There were staying in the area God-fearing Jews possibly Jewish pilgrims from the Roman provinces visiting Jerusalem for the festival. When they heard the disciples they were shocked at hearing their own language (like prayers at the Selly Oak colleges in 50+languages). “Galileans”, they said- What identified them as Galileans? Their accent, which meant it carried over into the tongues. Then there is a list of countries and races present representing the Jewish disporia. There were visitors from Rome both Jews and converts to Judaism temporarily resident in Jerusalem. “We hear them declaring the wonders of God” they said. They were puzzled, shocked and they asked one another “What does this mean?” Some people made fun of them, ridiculing, sneering (so today). “They have had too much wine!”

So for Jews Pentecost meant the birth of Judaism, for Christians it means the birth of the Church.

So who are were filled with the Holy Spirit. Luke says in chapter 1

"all these were constantly devoting themselves to prayer, together with certain women, including Mary the mother of Jesus, as well as his brothers."

Luke goes on to describe a crowd of one hundred and twenty people who he calls "brothers" and addresses as "male brothers" (the NRSV says "believers" and "friends"). At first impression it would seem as if the crowd was constituted only by males, but this is not so as mentioned women as part of the group. That Luke meant both men and women being baptized by the Holy Spirit is made clear not only by 2:1, where it says that the day of Pentecost "they were all together in one place," but also by quoting the prophecy of Joel who talks about an indiscriminate pouring of the Spirit upon "all flesh…sons and daughters…young men…old men…slaves, both men and women…" (2:17-18). Therefore, those who received the Holy Spirit were every one of the one hundred and twenty gathered together in the upper room.

What exactly happened? Wind and fire, two of the natural elements of the ancient world’s cosmology, are mentioned. Fire is often associated in the Old Testament with the divine presence (Ex 19:18; Is 66:15-16). Wind is described as one of the instruments through which God acts (Gen 2:7; Ex 14:21). The sound of the wind was only heard by those gathered in the house. What the crowd heard was not the sound of the wind but the sound of the voices speaking in tongues. The tongues here are not the ecstatic speech of the Corinthian church, a kind of spiritual language. Here it refers to actual languages. This was so important to Luke that he mentions it three times in seven verses.  For him this is the beginning of the fulfillment of the promise that they would be Jesus’ witnesses to the entire world (cf. 1:8). Here they are, in Jerusalem, but the church will rapidly move into Judea, Samaria, and eventually, the whole of the known world: the ends of the earth.

Why Peter’s speech and the quotation from the book of Joel?

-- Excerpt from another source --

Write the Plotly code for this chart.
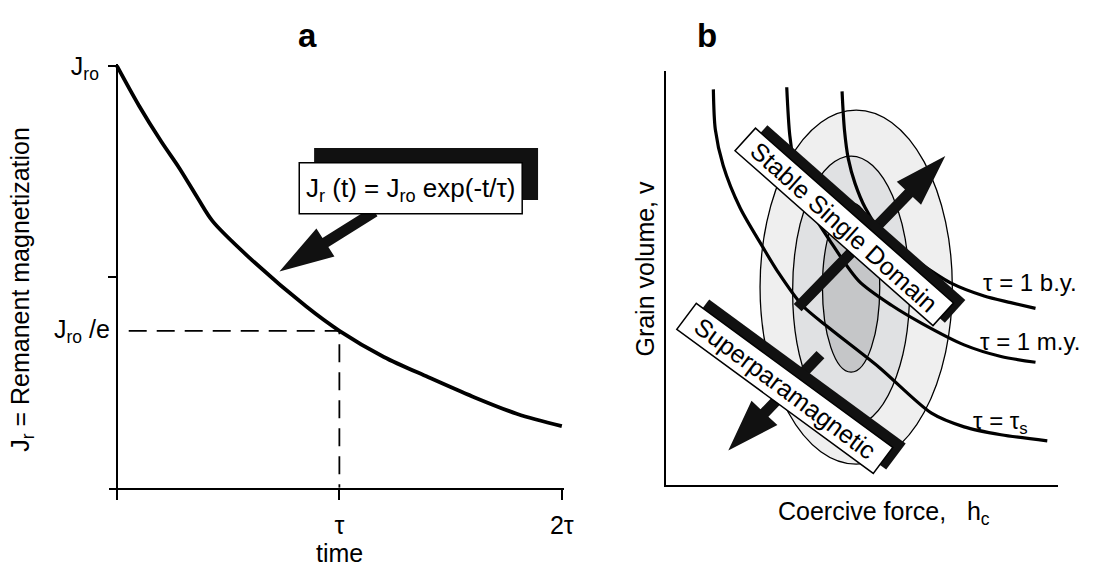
import math
import plotly.graph_objects as go

W, H = 1098, 570
FONT = "Liberation Sans, Arial, Helvetica, sans-serif"

# ---------------- panel a : data (time in units of tau, J in units of Jro)
time_tau = [0, 0.1, 0.2, 0.28, 0.365, 0.43, 0.59, 0.85, 1.0, 1.2, 1.4, 1.6, 1.8, 2.0]
jr_ratio = [1.0, 0.905, 0.82, 0.758, 0.685, 0.632, 0.548, 0.43, 0.372, 0.31, 0.262, 0.216, 0.175, 0.146]
time_ticks = [0, 1, 2]
time_tick_text = ["", "τ", "2τ"]
j_ticks = [1.0, 0.5]
j_tick_text = ["J<sub>ro</sub>", ""]
j_over_e = 0.372
dash_start = 0.053

# ---------------- panel b : relaxation-time curves (coercive force h, grain volume v; arbitrary units 0-10)
ts_h = [1.21, 1.26, 1.46, 1.89, 2.47, 2.85, 3.48, 4.17, 5.43, 6.77, 7.60, 8.54, 9.72]
ts_v = [9.55, 8.58, 7.71, 6.69, 5.74, 5.15, 4.33, 3.78, 2.84, 1.73, 1.40, 1.21, 1.06]
my_h = [3.08, 3.16, 3.31, 3.66, 4.17, 4.92, 5.76, 6.52, 7.60, 8.54, 9.42]
my_v = [9.60, 8.42, 7.57, 6.69, 5.91, 4.92, 4.33, 3.90, 3.38, 3.10, 2.96]
by_h = [4.49, 4.55, 4.65, 4.82, 5.08, 5.58, 6.34, 7.27, 8.11, 8.79, 9.42]
by_v = [9.50, 8.58, 7.87, 7.28, 6.69, 5.98, 5.44, 4.87, 4.56, 4.40, 4.26]
curve_labels = ["τ = 1 b.y.", "τ = 1 m.y.", "τ = τ<sub>s</sub>"]
label_h = [8.03, 7.95, 7.78]
label_v = [4.88, 3.47, 1.50]
# grain distribution ellipses: h0, h1, v0, v1, fill
ell_h0 = [2.40, 3.23, 3.99]
ell_h1 = [7.30, 6.21, 5.45]
ell_v0 = [0.50, 1.42, 2.72]
ell_v1 = [9.05, 7.94, 6.81]
ell_fill = ["#efefef", "#e0e1e3", "#c5c6c8"]


def fx(px):
    return px / W


def fy(py):
    return 1 - py / H


def path_of(pts):
    return "M " + " L ".join(f"{fx(x):.5f},{fy(y):.5f}" for x, y in pts) + " Z"


def arrow_pts(tail, tip, sw, hl, hw):
    dx, dy = tip[0] - tail[0], tip[1] - tail[1]
    L = math.hypot(dx, dy)
    ux, uy = dx / L, dy / L
    nx, ny = -uy, ux
    bx, by = tip[0] - ux * hl, tip[1] - uy * hl
    return [
        (tail[0] + nx * sw / 2, tail[1] + ny * sw / 2),
        (bx + nx * sw / 2, by + ny * sw / 2),
        (bx + nx * hw / 2, by + ny * hw / 2),
        tip,
        (bx - nx * hw / 2, by - ny * hw / 2),
        (bx - nx * sw / 2, by - ny * sw / 2),
        (tail[0] - nx * sw / 2, tail[1] - ny * sw / 2),
    ]


def rect_pts(c, length, width, ang):
    a = math.radians(ang)
    ux, uy = math.cos(a), math.sin(a)
    nx, ny = -uy, ux
    pts = []
    for s, t in [(-1, -1), (1, -1), (1, 1), (-1, 1)]:
        pts.append((c[0] + s * ux * length / 2 + t * nx * width / 2,
                    c[1] + s * uy * length / 2 + t * ny * width / 2))
    return pts


fig = go.Figure()

# panel a
fig.add_trace(go.Scatter(x=time_tau, y=jr_ratio, mode="lines", xaxis="x", yaxis="y",
                         line=dict(color="black", width=3.8, shape="spline", smoothing=0.9),
                         showlegend=False, hoverinfo="skip"))
fig.add_trace(go.Scatter(x=[dash_start, 1, 1], y=[j_over_e, j_over_e, 0], mode="lines",
                         xaxis="x", yaxis="y",
                         line=dict(color="black", width=1.8, dash="18px,10px"),
                         showlegend=False, hoverinfo="skip"))

# panel b curves
for hh, vv in [(ts_h, ts_v), (my_h, my_v), (by_h, by_v)]:
    fig.add_trace(go.Scatter(x=hh, y=vv, mode="lines", xaxis="x2", yaxis="y2",
                             line=dict(color="black", width=3.2, shape="spline", smoothing=0.8),
                             showlegend=False, hoverinfo="skip"))

shapes = []
for h0, h1, v0, v1, fc in zip(ell_h0, ell_h1, ell_v0, ell_v1, ell_fill):
    shapes.append(dict(type="circle", xref="x2", yref="y2", x0=h0, x1=h1, y0=v0, y1=v1,
                       fillcolor=fc, line=dict(color="black", width=1.3), layer="below"))

BLACK = "#111111"


def add_poly(pts, fill, lw=0):
    shapes.append(dict(type="path", xref="paper", yref="paper", path=path_of(pts),
                       fillcolor=fill, line=dict(color="black", width=lw), layer="above"))


# superparamagnetic arrow (behind its box)
add_poly(arrow_pts((828, 350), (735, 448), 11, 53, 36), BLACK)
# stable-single-domain arrow (behind its box)
add_poly(arrow_pts((805, 302), (954, 147), 11, 53, 34), BLACK)
# superparamagnetic box + shadow
sp_c, sp_len, sp_w, sp_ang = (792, 384.5), 247, 33, 36.6
add_poly(rect_pts((sp_c[0] + 13, sp_c[1] - 4), sp_len, sp_w, sp_ang), BLACK)
add_poly(rect_pts(sp_c, sp_len, sp_w, sp_ang), "white", 1.5)
# stable single domain box + shadow
sd_c, sd_len, sd_w, sd_ang = (852, 219.5), 268, 31, 41.8
add_poly(rect_pts((sd_c[0] + 12, sd_c[1] - 3), sd_len, sd_w, sd_ang), BLACK)
add_poly(rect_pts(sd_c, sd_len, sd_w, sd_ang), "white", 1.5)
# equation arrow, shadow, box
add_poly(arrow_pts((378, 204), (282, 265), 11, 55, 34), BLACK)
shapes.append(dict(type="rect", xref="paper", yref="paper", x0=fx(317), x1=fx(543), y0=fy(192), y1=fy(139),
                   fillcolor=BLACK, line=dict(width=0), layer="above"))
shapes.append(dict(type="rect", xref="paper", yref="paper", x0=fx(302), x1=fx(527), y0=fy(206), y1=fy(154),
                   fillcolor="white", line=dict(color="black", width=1.5), layer="above"))

ann = []


def txt(x, y, s, size=25, angle=0, xanchor="center", xref="paper", yref="paper", **kw):
    d = dict(x=x, y=y, xref=xref, yref=yref, text=s, showarrow=False, textangle=angle,
             xanchor=xanchor, yanchor="middle", font=dict(family=FONT, size=size, color="black"))
    d.update(kw)
    ann.append(d)


txt(fx(310), fy(24), "<b>a</b>", size=33)
txt(fx(714), fy(24), "<b>b</b>", size=33)
txt(fx(414.5), fy(181), "J<sub>r</sub> (t) = J<sub>ro</sub> exp(-t/τ)", size=26)
txt(0, j_over_e, "J<sub>ro</sub> /e", xref="x", yref="y", xanchor="right", xshift=-5)
txt(fx(343), fy(553), "time")
txt(fx(22), fy(283), "J<sub>r</sub> = Remanent magnetization", angle=-90)
txt(fx(651), fy(262), "Grain volume, v", angle=-90)
txt(fx(892), fy(512), "Coercive force,\u00a0\u00a0 h<sub>c</sub>")
txt(fx(sd_c[0]), fy(sd_c[1]), "Stable Single Domain", size=25, angle=sd_ang)
txt(fx(sp_c[0]), fy(sp_c[1]), "Superparamagnetic", size=25, angle=sp_ang)
for s, hx, vy in zip(curve_labels, label_h, label_v):
    txt(hx, vy, s, size=24, xanchor="left", xref="x2", yref="y2")

axis_common = dict(showgrid=False, zeroline=False, linecolor="black", linewidth=2,
                   tickcolor="black", tickfont=dict(family=FONT, size=25, color="black"))

ppu_x = 224.5
x0_px = 118 - 0.036 * ppu_x
x1_px = 118 + 2.01 * ppu_x
ppu_y = 431

fig.update_layout(
    width=W, height=H, autosize=False,
    margin=dict(l=0, r=0, t=0, b=0),
    paper_bgcolor="white", plot_bgcolor="white",
    showlegend=False,
    font=dict(family=FONT, color="black"),
    xaxis=dict(domain=[fx(x0_px), fx(x1_px)], range=[-0.036, 2.01], anchor="y",
               showline=True, ticks="outside", ticklen=10, tickwidth=2,
               tickvals=time_ticks, ticktext=time_tick_text, ticklabelstandoff=4, **axis_common),
    yaxis=dict(domain=[fy(486), fy(486 - 1.005 * ppu_y)], range=[0, 1.005], anchor="free",
               position=fx(118), showline=True, ticks="outside", ticklen=8, tickwidth=2,
               tickvals=j_ticks, ticktext=j_tick_text, ticklabelstandoff=4, **axis_common),
    xaxis2=dict(domain=[fx(672), fx(1068)], range=[0, 10], anchor="y2", showline=True,
                showticklabels=False, ticks="", **axis_common),
    yaxis2=dict(domain=[fy(483), fy(60)], range=[0, 10], anchor="x2", showline=True,
                showticklabels=False, ticks="", **axis_common),
    shapes=shapes,
    annotations=ann,
)

fig.write_html("out.html", config={"displayModeBar": False, "staticPlot": True},
               post_script="document.body.style.margin='0';document.body.style.overflow='hidden';")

Strictly speaking the speech is a response to the accusation that they were drunk. Peter says that they were not filled with wine, but with the Spirit, as the prophet Joel had promised. For Luke the outpouring of the Spirit demonstrated the re-establishment of the prophetic role, which was believed to have been discontinued after the last great prophet, Malachi, had spoken. The New Testament is consistent in affirming at the beginning with Jesus’ ministry the heavens had opened again and the Spirit of God was empowering people once more (cf. Mk 1:9-11; 9:2-8; Acts 2:1-4; 7:56).

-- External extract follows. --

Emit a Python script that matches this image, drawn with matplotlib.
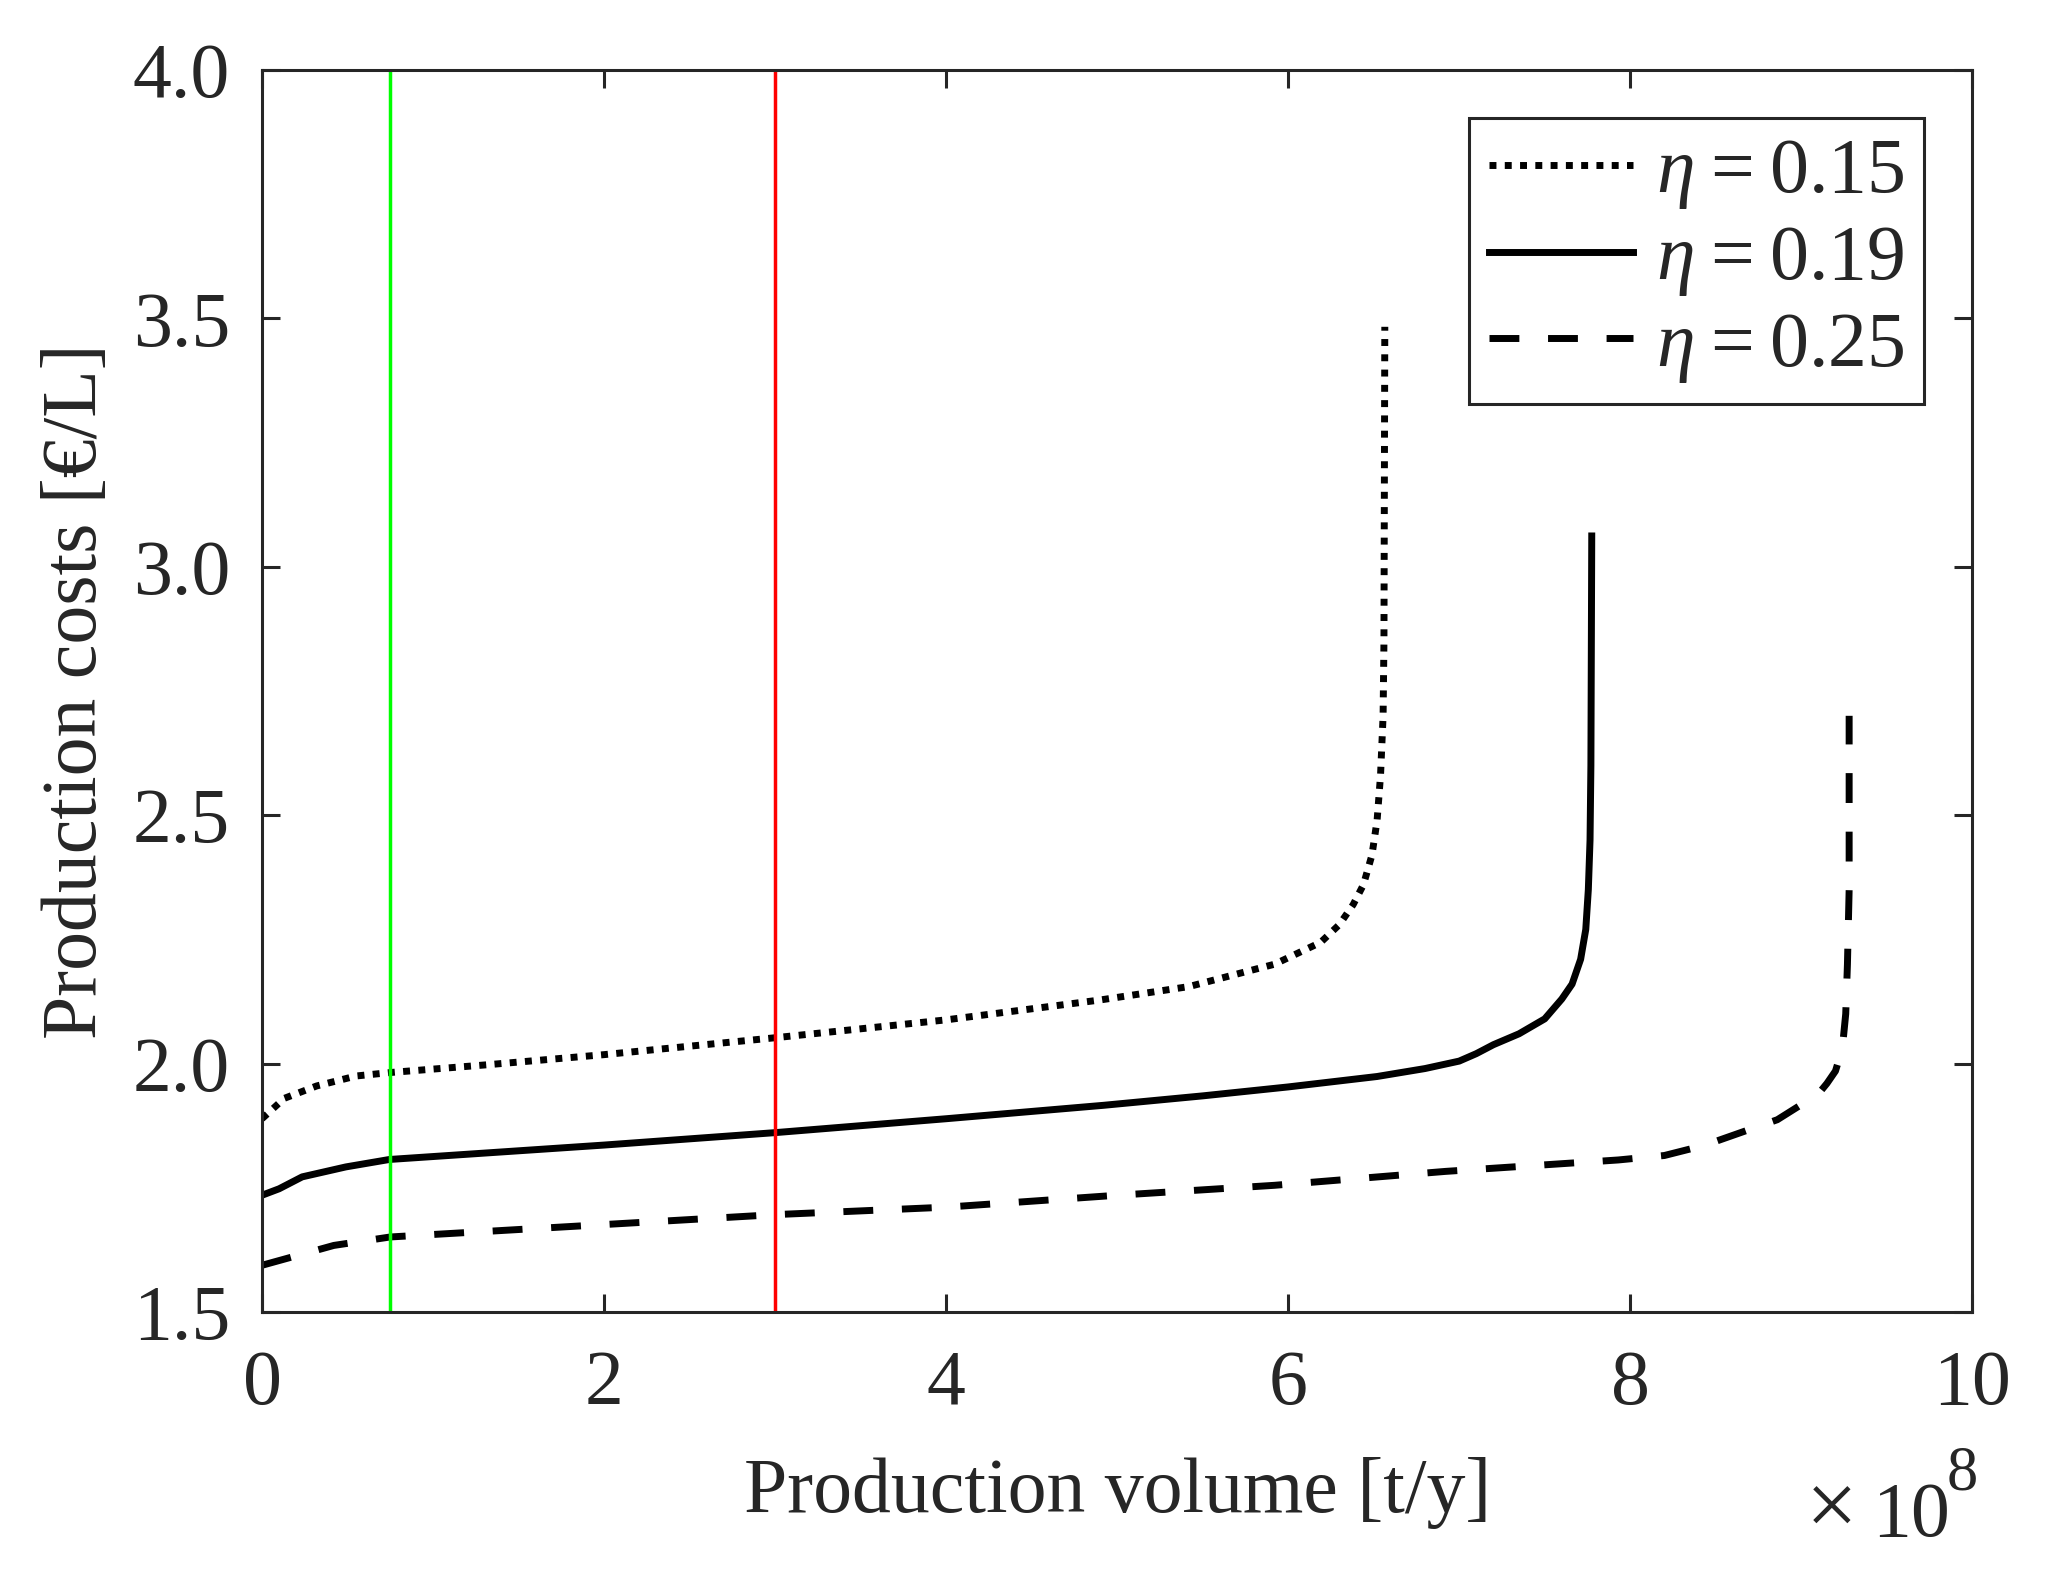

The quote from Joel reinforces Luke’s understanding of the early church as a community where, at least ideally, distinctions of gender, ethnicity, and social status were erased. From the point of view of God's plan of salvation, all are equal before God.

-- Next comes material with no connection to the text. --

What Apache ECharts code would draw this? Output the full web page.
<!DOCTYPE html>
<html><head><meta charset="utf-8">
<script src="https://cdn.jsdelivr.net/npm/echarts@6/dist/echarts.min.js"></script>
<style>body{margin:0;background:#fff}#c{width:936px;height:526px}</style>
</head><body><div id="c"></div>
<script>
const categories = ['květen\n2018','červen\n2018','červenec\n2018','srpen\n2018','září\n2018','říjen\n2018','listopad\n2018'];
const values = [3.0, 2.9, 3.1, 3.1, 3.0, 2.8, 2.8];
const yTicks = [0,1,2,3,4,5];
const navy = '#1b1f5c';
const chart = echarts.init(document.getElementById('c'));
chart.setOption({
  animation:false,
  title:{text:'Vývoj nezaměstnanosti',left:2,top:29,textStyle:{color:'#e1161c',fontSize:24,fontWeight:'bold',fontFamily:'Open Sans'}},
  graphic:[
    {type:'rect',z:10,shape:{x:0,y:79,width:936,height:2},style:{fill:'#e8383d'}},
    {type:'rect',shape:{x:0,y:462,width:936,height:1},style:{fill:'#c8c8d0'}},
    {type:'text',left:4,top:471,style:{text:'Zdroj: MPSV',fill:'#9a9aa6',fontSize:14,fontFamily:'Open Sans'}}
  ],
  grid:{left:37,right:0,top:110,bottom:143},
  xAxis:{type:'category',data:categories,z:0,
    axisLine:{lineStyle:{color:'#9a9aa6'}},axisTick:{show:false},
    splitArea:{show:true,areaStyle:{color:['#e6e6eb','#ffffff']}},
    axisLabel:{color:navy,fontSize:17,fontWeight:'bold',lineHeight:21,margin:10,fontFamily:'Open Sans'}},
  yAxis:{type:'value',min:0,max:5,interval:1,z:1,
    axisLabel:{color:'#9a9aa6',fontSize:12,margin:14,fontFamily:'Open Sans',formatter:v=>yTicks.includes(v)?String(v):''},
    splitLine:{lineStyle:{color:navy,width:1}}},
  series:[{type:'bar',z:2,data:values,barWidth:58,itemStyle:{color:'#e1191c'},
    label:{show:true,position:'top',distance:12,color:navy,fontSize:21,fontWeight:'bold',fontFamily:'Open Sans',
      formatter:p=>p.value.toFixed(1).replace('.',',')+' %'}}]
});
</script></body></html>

So Pentecost is the bedrock of Christian mission. Paul understood the implications of Pentecost and was prepared to stake his reputation on what Pentecost stood for. The effect of the gospel, Paul affirms, was to de-stigmatize people: Jews, gentiles, barbarians, women all now stand on an equal footing under God. Paul had not suspected that God was like that. His theological studies had told him that God was loving and merciful; but he had thought this love and mercy were expressed once and for all in the arrangements He had made for Israel's blessedness-'the plan of salvation.'

Christian missionaries have assumed that since all cultures and languages are lawful in God's eyes, the rendering of God's word into those languages and cultures is necessary. More than 1,800 languages have been employed in translating the Scriptures. There is hardly any language that does not have some portion of Christian materials available in translation most recently Gullah language in the islands off the Carolina coast or the Native Americans.

2.Experiences of the Spirit

Without the Spirit we are like board members of British Gas. It is the Spirit that marks us out, inspires us and gives us that 5th dimension. It is the Spirit that gives life to the churches and without it we are like hollow shells (white anted). So pray for the Spirit as individuals and as churches. We need it!